Essays

The Experience

Posted on:  January 1, 2011
The dawn of a new year always brings hope and vitality to everyone’s spirits.  You can forget about what didn’t happen the previous year and literally start fresh.  But with this comes even more anxiety, more pressure and the feeling that life just got even faster and therefore, more energy is needed to keep pace.
Proliferation of digital media and the omnipresent nature of communications these days has made it possible for us to connect with each other at a level never before seen in human history. Yet the interesting irony in this is that the events that we encounter have become increasingly recycled, diluted and propagated.  Living vicariously has gone from novelty to mainstream.  We keep up with the world around us through social media and regurgitated information to help us bridge the time we lose running the race.
I‘m not indicting this at all.  I am both a major user and purveyor of digital stuff.  But as a story teller, there is a danger that the well from which you draw your most raw and sincere material from gets convoluted, stale and banal.  The truths from great stories comes from not only a shared experience, but from personal interaction and from being right in the middle of it all.  You can’t do that watching web clips and video chats.  This means going out of your way and taking a bit of a gamble.  It’s listening to a country record when you don’t like country music. It’s talking to someone in line at the grocery store.  It’s typing a story on a typewriter.  It’s taking a drive somewhere you’ve never been.  These are the worlds that exist in our computers that we can experience for ourselves and don’t require an abundance of time or money.  Your eyes are the best cameras in the world so go and take lots of video.
So as I add one more bit of digital minutiae to the vast digital universe, I am ever reminded of the balance that needs to be struck living in the mainstream and the need to feed the soul of the very staple it requires:  Life.

State of Independence

Posted on:  August 6, 2010

So what does it mean to be an artist? What is it’s true essence?
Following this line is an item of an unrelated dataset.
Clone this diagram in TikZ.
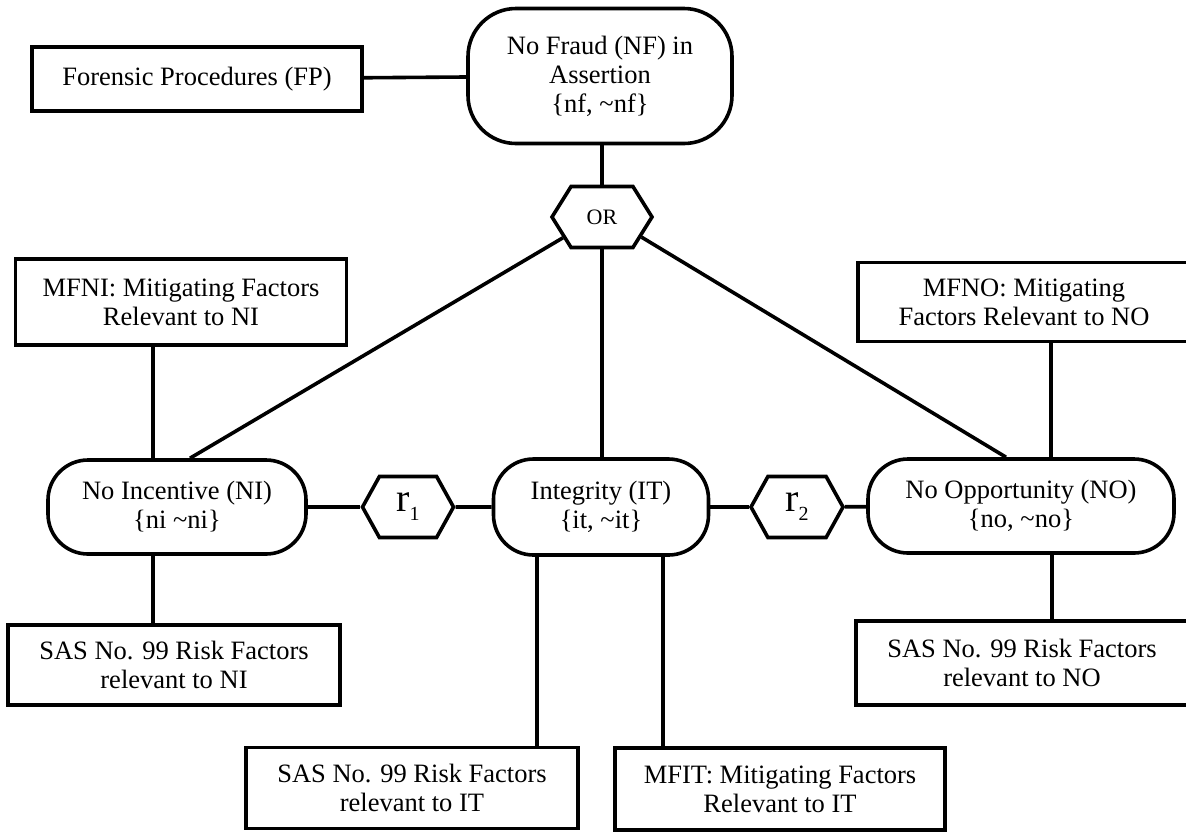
\documentclass[tikz,border=0pt]{standalone}
\usepackage{fontspec}
\setmainfont{Liberation Serif}
\usetikzlibrary{shapes.symbols}

\newcommand{\relsub}[1]{{\fontsize{40}{40}\selectfont r}\raisebox{-9pt}{\fontsize{20}{20}\selectfont #1}}

\begin{document}
\begin{tikzpicture}[x=1pt, y=-1pt, line width=3.6pt,
        every node/.style={font=\fontsize{26.5}{29}\selectfont, align=center},
        box/.style={draw, rectangle, inner sep=0pt},
        oval/.style={draw, rectangle, rounded corners=40pt, inner sep=0pt},
        gate/.style={draw, signal, signal to=east and west, signal pointer angle=116, inner sep=0pt}]
        \useasboundingbox (0,0) rectangle (1186,831);

        % Top level: assertion and procedures
        \node[box, minimum width=330pt, minimum height=64pt] (FP) at (197,79) {Forensic Procedures (FP)};
        \node[oval, rounded corners=48pt, minimum width=264pt, minimum height=135pt] (NF) at (600,76) {No Fraud (NF) in\\Assertion\\\{nf, \textasciitilde nf\}};
        \node[gate, minimum width=100pt, minimum height=61pt, font=\fontsize{22}{24}\selectfont] (OR) at (602,217) {OR};

        % Middle level: fraud conditions
        \node[oval, minimum width=258pt, minimum height=94pt] (NI) at (177,507) {No Incentive (NI)\\\{ni \textasciitilde ni\}};
        \node[oval, minimum width=215pt, minimum height=96pt] (IT) at (601,507) {Integrity (IT)\\\{it, \textasciitilde it\}};
        \node[oval, minimum width=306pt, minimum height=94pt] (NO) at (1021,506) {No Opportunity (NO)\\\{no, \textasciitilde no\}};

        % Relations between conditions
        \node[gate, minimum width=91pt, minimum height=61pt, signal pointer angle=122] (R1) at (408,507) {\relsub{1}};
        \node[gate, minimum width=92pt, minimum height=61pt, signal pointer angle=122] (R2) at (797,507) {\relsub{2}};

        % Mitigating factors
        \node[box, minimum width=331pt, minimum height=86pt] (MFNI) at (181,302) {MFNI: Mitigating Factors\\Relevant to NI};
        \node[box, minimum width=332pt, minimum height=79pt] (MFNO) at (1024,302) {MFNO: Mitigating\\Factors Relevant to NO};
        \node[box, minimum width=330pt, minimum height=82pt] (MFIT) at (780,789) {MFIT: Mitigating Factors\\Relevant to IT};

        % Risk factors
        \node[box, minimum width=332pt, minimum height=80pt] (SASNI) at (174,665) {SAS No. 99 Risk Factors\\relevant to NI};
        \node[box, minimum width=332pt, minimum height=84pt] (SASNO) at (1022,663) {SAS No. 99 Risk Factors\\relevant to NO};
        \node[box, minimum width=332pt, minimum height=81pt] (SASIT) at (412,788) {SAS No. 99 Risk Factors\\relevant to IT};

        % Connectors
        \draw (FP) -- (NF);
        \draw (NF.south -| OR.north) -- (OR.north);
        \draw (OR.208) -- ([xshift=13pt]NI.north);
        \draw (OR.south) -- (OR.south |- IT.north);
        \draw (OR.-27) -- ([xshift=-15pt]NO.north);

        \draw (NI) -- (R1);
        \draw (R1) -- (IT);
        \draw (IT) -- (R2);
        \draw (R2) -- (NO);

        \draw ([xshift=-24pt]NI.north) -- ([xshift=-24pt]NI.north |- MFNI.south);
        \draw ([xshift=-24pt]NI.south) -- ([xshift=-24pt]NI.south |- SASNI.north);
        \draw ([xshift=-64pt]IT.south) -- ([xshift=-64pt]IT.south |- SASIT.north);
        \draw ([xshift=62pt]IT.south) -- ([xshift=62pt]IT.south |- MFIT.north);
        \draw ([xshift=30pt]NO.north) -- ([xshift=30pt]NO.north |- MFNO.south);
        \draw ([xshift=31pt]NO.south) -- ([xshift=31pt]NO.south |- SASNO.north);
\end{tikzpicture}
\end{document}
Art can inspire so an artist should be inspiring. An artist should be a perpetual student. An artist should nurture and cultivate creativity whenever and wherever possible. An artist can practice professionally for the commercial arts for his/her livelihood. An artist is on a constant path of growth. An artist creates from what is intrinsic within them.
All these things are true and valid, and can be summed up in one word: Independence.
I‘ve said in interviews that an artist never stops being one at 5pm. It is an endeavor that is all encompassing and constant. Some of us will work for studios, companies and the like and provide them with our expertise and experience. This fulfills the need to collaborate and perform as part of a collective. In that process we give our best effort and willingly contribute our ideas and skill. But the other half of us needs to remain true to our own set of artistic principles. That half will travel uncharted water and experiment and learn. More importantly, our inherent need to find uniqueness is what will drive us forward.
We are are the summation of all our experiences, our beliefs, our upbringing. This makes us unique as humans. Consequently, as artists it is up to us to use these factors to create our own voice. Our brand. Our identity. Being independent means we subscribe to our own principles. We march to our own cadence. We make our own decisions. It’s only then that we can get a sense of what kind of artists we are, how much of our own artistic future we will control and most of all, how we value ourselves as artists.